The Bolivarian Republic of Venezuela, together with other countries of the Region – previously Cuba and Mexico had done so – disassociated themselves on 14 May 2013 from this infamous instrument of colonization in underlying aggression and war. On the contrary, on January 29, 2014, within the framework of the II CELAC Summit held in Havana, the Heads of State and Government, aware that the war in one of the countries of the Region endangers the peace of the Continent and slows down the advance of the union of Our America, proclaimed Latin America and the Caribbean a zone of peace.

The Network in Defense of Humanity demands respect for international law based on the principles of sovereignty and self-determination of peoples. It also reiterates the call for dialogue as an instrument to deal with differences and controversies among States and to guarantee the coexistence and friendship of peoples.

At a time when imperialism is once again turning to the issue of war, the Network in Defense of Humanity calls on the peoples of the world to raise their voices for the ideals of peace and calls on intellectuals, artists and social movements to participate in the world day of solidarity with the Venezuelan people, to be held on Saturday, September 21, the International Day of Peace.

Network in Defense of Humanity, September 13, 2019


What is TIAR?

The Inter-American Treaty of Reciprocal Assistance (TIAR) was signed by a group of countries of the American continent on September 2, 1947, after the Second World War, during the beginning of the “Cold War”. It was created to respond to alleged threats from the Soviet Union and the People’s Republic of China against the United States and its allies at the time, and states that the signatory countries “agree that an armed attack by any State against an American State shall be considered an attack against all American States, and consequently, each of the said Contracting Parties undertakes to assist in confronting the attack”.

It is, in other words, an equivalent to NATO in that any attack on any country on the American continent by the Soviet Union or China would be considered by the United States and its allies to be an attack on themselves and an excuse to respond militarily.

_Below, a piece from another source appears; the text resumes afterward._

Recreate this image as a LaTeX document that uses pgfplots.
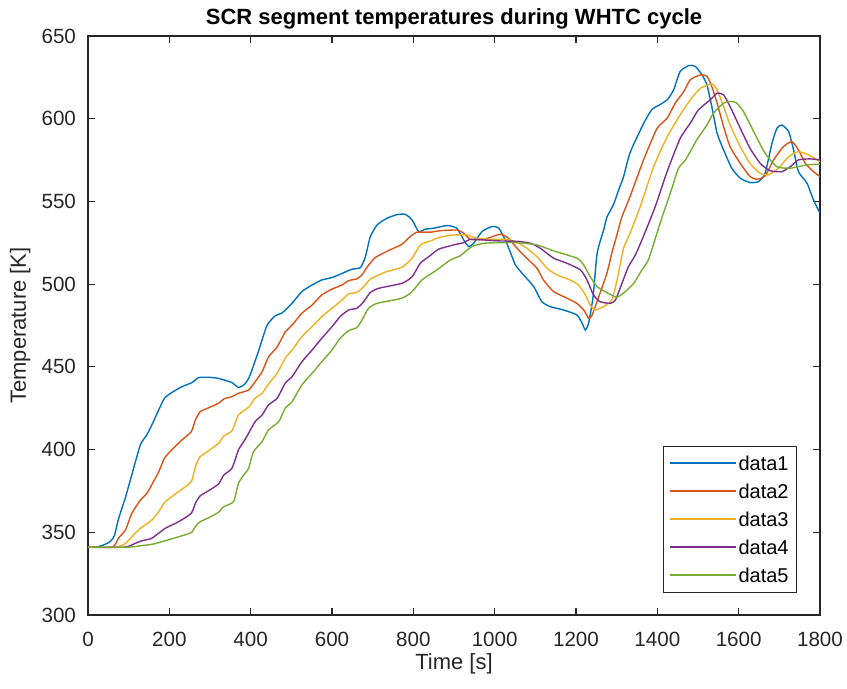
\documentclass[border=0pt]{standalone}
\usepackage{fontspec}
\setmainfont{Liberation Sans}
\usepackage{pgfplots}
\pgfplotsset{compat=1.18}
\definecolor{c1}{rgb}{0,0.447,0.741}
\definecolor{c2}{rgb}{0.850,0.325,0.098}
\definecolor{c3}{rgb}{0.929,0.694,0.125}
\definecolor{c4}{rgb}{0.494,0.184,0.556}
\definecolor{c5}{rgb}{0.466,0.674,0.188}
\definecolor{axg}{rgb}{0.15,0.15,0.15}
\begin{document}
\begin{tikzpicture}
\useasboundingbox (-44pt,-37pt) rectangle (379.5pt,307.5pt);
\begin{axis}[
  at={(0,0)}, anchor=south west,
  scale only axis, width=366pt, height=289.5pt,
  xmin=0, xmax=1800, ymin=300, ymax=650,
  xtick={0,200,...,1800}, ytick={300,350,...,650},
  axis line style={axg, line width=0.6pt},
  tick style={axg, line width=0.6pt},
  major tick length=3.5pt,
  tick align=inside,
  /pgf/number format/assume math mode=true,
  /pgf/number format/set thousands separator={},
  tick label style={font=\fontsize{10.3}{12}\selectfont, text=axg},
  xticklabel style={yshift=-5pt},
  yticklabel style={xshift=-2.5pt},
  every axis title/.style={at={(axis description cs:0.5,1.019)}, anchor=base, font=\fontsize{11}{13}\selectfont\bfseries},
  title={SCR segment temperatures during WHTC cycle},
  xlabel={Time [s]},
  ylabel={Temperature [K]},
  label style={font=\fontsize{11}{13}\selectfont, text=axg},
  xlabel style={at={(axis description cs:0.5,-0.095)}, anchor=base},
  ylabel style={at={(axis description cs:-0.0847,0.5)}, anchor=base, rotate=0},
  legend style={at={(axis description cs:1,0)}, anchor=south east, xshift=-11.5pt, yshift=11.25pt,
    draw=axg, line width=0.4pt, font=\fontsize{10}{12}\selectfont, inner xsep=3pt, inner ysep=1.5pt,
    row sep=0pt, nodes={inner ysep=3.35pt, inner xsep=1pt, text height=7.3pt, text depth=0pt}},
  legend cell align=left,
  legend image code/.code={\draw[#1, line width=0.75pt] (0pt,0pt) -- (33pt,0pt);},
  every axis plot/.append style={line width=0.7pt, smooth, tension=0.35},
]
\addplot[c1] coordinates {
(0,341) (20,341) (40,342.5) (55,344.5) (65,348) (75,358) (92,371) (108,385) (129,403) (145,409)
(161,417) (174,424) (188,431) (206,434.5) (231,438) (256,440.5) (272,443.5) (297,443.7) (321,443)
(354,440.5) (370,437.5) (385,439.5) (395,443) (403,448) (420,460) (440,475) (461,481) (477,482.5)
(502,488.5) (526,495.5) (551,499.5) (575,502.5) (600,504) (625,506.5) (649,509) (670,510) (682,516.5)
(694,528.5) (711,535.8) (735,539.8) (760,542) (780,542.2) (797,538.8) (813,531.8) (829,533.2)
(850,533.8) (883,535.4) (907,533.8) (924,526.7) (936,522.7) (948,524.6) (969,531.8) (993,534.8)
(1010,533.8) (1026,526.7) (1038,519.7) (1051,511.6) (1071,505.6) (1096,498.5) (1116,489.4)
(1137,486.4) (1169,484.4) (1202,481.4) (1215,476.4) (1223,472.3) (1231,476.4) (1242,492.4)
(1252,518.7) (1268,532.8) (1276,540.5) (1292,548) (1305,557) (1317,565) (1333,579.5) (1366,597)
(1387,605.7) (1403,608) (1424,611.4) (1440,617.4) (1456,628.5) (1477,632.1) (1493,631.7) (1510,626.5)
(1522,620.4) (1534,607.3) (1547,591.2) (1563,581.1) (1583,570.1) (1604,564) (1628,561.4) (1649,562)
(1665,567) (1682,585.2) (1694,594.2) (1706,596.2) (1723,592.2) (1735,581.1) (1747,568) (1768,561)
(1784,550.9) (1800,542.9)
};
\addlegendentry{data1}
\addplot[c2] coordinates {
(0,341) (60,341) (75,346.4) (92,351.4) (108,361.5) (129,369.5) (145,373.6) (161,380.6) (174,386.6)
(188,394.7) (206,399.8) (231,405.8) (254,410.8) (264,417.9) (276,422.9) (297,425.3) (321,428)
(334,430.6) (354,432) (370,434) (395,436) (411,441) (428,447) (444,456) (465,462) (485,471)
(502,475.3) (526,482.4) (551,487.4) (575,493.5) (600,497) (625,499.5) (641,502.1) (661,503.2)
(674,505.6) (686,510.2) (706,516) (739,520.3) (772,524.1) (792,528.7) (809,531.4) (842,531.4)
(866,532.3) (907,532.7) (924,530.8) (940,527.1) (973,527.1) (1014,530.1) (1034,527.7) (1055,521.7)
(1079,515.7) (1104,509.6) (1120,502.5) (1145,495.5) (1178,491.5) (1202,488.4) (1219,484.4)
(1231,479.4) (1239,481) (1256,492.4) (1276,506.6) (1288,518.7) (1301,530) (1313,540.8) (1333,553)
(1366,575) (1399,594) (1424,600.3) (1444,609.4) (1465,616.4) (1481,623.5) (1506,626.5) (1522,625.7)
(1534,619.4) (1547,609.4) (1563,595.2) (1579,583.1) (1604,573) (1628,565) (1645,563.4) (1665,565.4)
(1686,575.1) (1710,583.1) (1731,586.1) (1747,581.1) (1764,573) (1784,568) (1800,565)
};
\addlegendentry{data2}
\addplot[c3] coordinates {
(0,341) (70,341) (92,343.3) (112,348.4) (129,352.4) (157,357.4) (174,362.5) (190,368.5) (223,374.6)
(254,380.6) (264,389.7) (276,395.7) (297,399.3) (321,403.8) (334,408.2) (354,411.4) (370,420.9)
(395,425.6) (411,431) (428,434) (444,439.7) (465,446.1) (485,455.2) (502,460.2) (526,468.3)
(551,474.3) (575,480.4) (600,485.4) (625,490.4) (641,494.1) (661,495) (678,498.5) (694,503)
(715,505.6) (735,507.6) (772,510.2) (797,515.7) (817,523.7) (842,526.1) (866,528.4) (899,529.7)
(932,529.7) (956,527.7) (989,527.1) (1030,527.1) (1055,525.3) (1079,521.7) (1104,516.6) (1129,509.6)
(1153,505.6) (1186,502.5) (1206,499.5) (1223,493.5) (1235,487.4) (1247,484.4) (1268,486.4)
(1288,490.4) (1301,502.5) (1317,521.7) (1333,530.8) (1358,546.9) (1391,571) (1424,589) (1456,602.3)
(1481,611.4) (1506,618.4) (1534,621) (1547,617.4) (1563,607.3) (1579,596.2) (1604,583.1) (1628,573)
(1653,567) (1673,566) (1698,570.1) (1723,577.1) (1747,580.1) (1772,578.1) (1800,574.1)
};
\addlegendentry{data3}
\addplot[c4] coordinates {
(0,341) (90,341) (116,343.3) (133,344.9) (157,346.4) (190,352.4) (223,356.4) (254,361.5) (264,367.5)
(276,372) (297,375.2) (321,379.2) (334,384.6) (354,388.7) (370,399.8) (383,404.8) (395,409.9)
(411,416.9) (428,420.9) (444,427) (465,431) (485,440.1) (502,444.1) (526,453.1) (551,460.2)
(575,467.3) (600,474.3) (620,480.4) (641,484.4) (661,485.4) (678,489.4) (694,494.9) (715,497.5)
(772,500.5) (797,504.5) (817,512.6) (838,516.6) (862,521.1) (899,523.7) (924,525.1) (940,527.1)
(973,526.7) (1014,526.1) (1055,525.9) (1088,524.7) (1112,521.7) (1145,515.7) (1178,512.6)
(1211,508.6) (1227,502.5) (1243,493.5) (1259,489.4) (1284,488.4) (1297,490.4) (1313,500.5)
(1329,510.6) (1346,517.6) (1366,529) (1395,547) (1424,568) (1456,588) (1481,597.3) (1501,605.3)
(1530,611.4) (1547,615.4) (1563,614.4) (1579,607.3) (1604,594.2) (1628,582.1) (1653,573)
(1677,568.6) (1706,568) (1727,571) (1747,575.1) (1776,575.7) (1800,575.1)
};
\addlegendentry{data4}
\addplot[c5] coordinates {
(0,341) (100,341) (133,342) (157,342.7) (182,344.3) (223,347.3) (254,349.8) (264,353.4) (276,356.4)
(297,358.8) (321,362.1) (334,365.5) (358,368.5) (370,379.6) (383,384.6) (395,388.7) (407,398.7)
(428,404.8) (444,411.9) (469,416.9) (485,425) (502,429) (526,439.1) (551,446.1) (575,453.1)
(600,460.2) (620,467.3) (641,471.9) (661,473.7) (674,478.4) (690,485.4) (711,488.4) (772,491.5)
(797,495.5) (821,502.5) (858,508.6) (891,514.6) (915,517.1) (944,522.7) (973,524.7) (1014,525.1)
(1055,525.1) (1104,523.7) (1145,520.1) (1202,515.7) (1219,511.6) (1235,504.5) (1252,498.5)
(1276,494.9) (1301,492.1) (1321,495.5) (1342,500.5) (1362,508.6) (1378,514.6) (1399,530.8)
(1415,542.9) (1432,555) (1452,570) (1469,575) (1497,587.2) (1522,596.2) (1538,603.3) (1563,609.4)
(1580,610.5) (1595,609.5) (1612,604.3) (1637,592.2) (1665,579.1) (1694,571) (1727,570.1) (1768,572.1)
(1800,572.5)
};
\addlegendentry{data5}
\end{axis}
\end{tikzpicture}
\end{document}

TIAR is being invoked in 2019 with the argument that in Venezuela there is supposedly an “illegitimate government” and that it has the military support of Russia, which is seen by the United States and its allies as an “aggression” and an “attack” that would require a response.

For that reason, TIAR is seen as a way of legalizing a U.S.-led military occupation against Venezuela.

Venezuela withdrew from TIAR six years ago, considering it a “dead letter since the United States contradicted it in practice in the 1980s,” in reference to the Falklands War, in which that country allied itself with England against Argentina. However, Congressman Juan Guaidó, who proclaimed himself in January as the supposed “interim president” of Venezuela with the support of the United States, asked the National Assembly to reincorporate the country into TIAR last July in order to legitimize an eventual military intervention.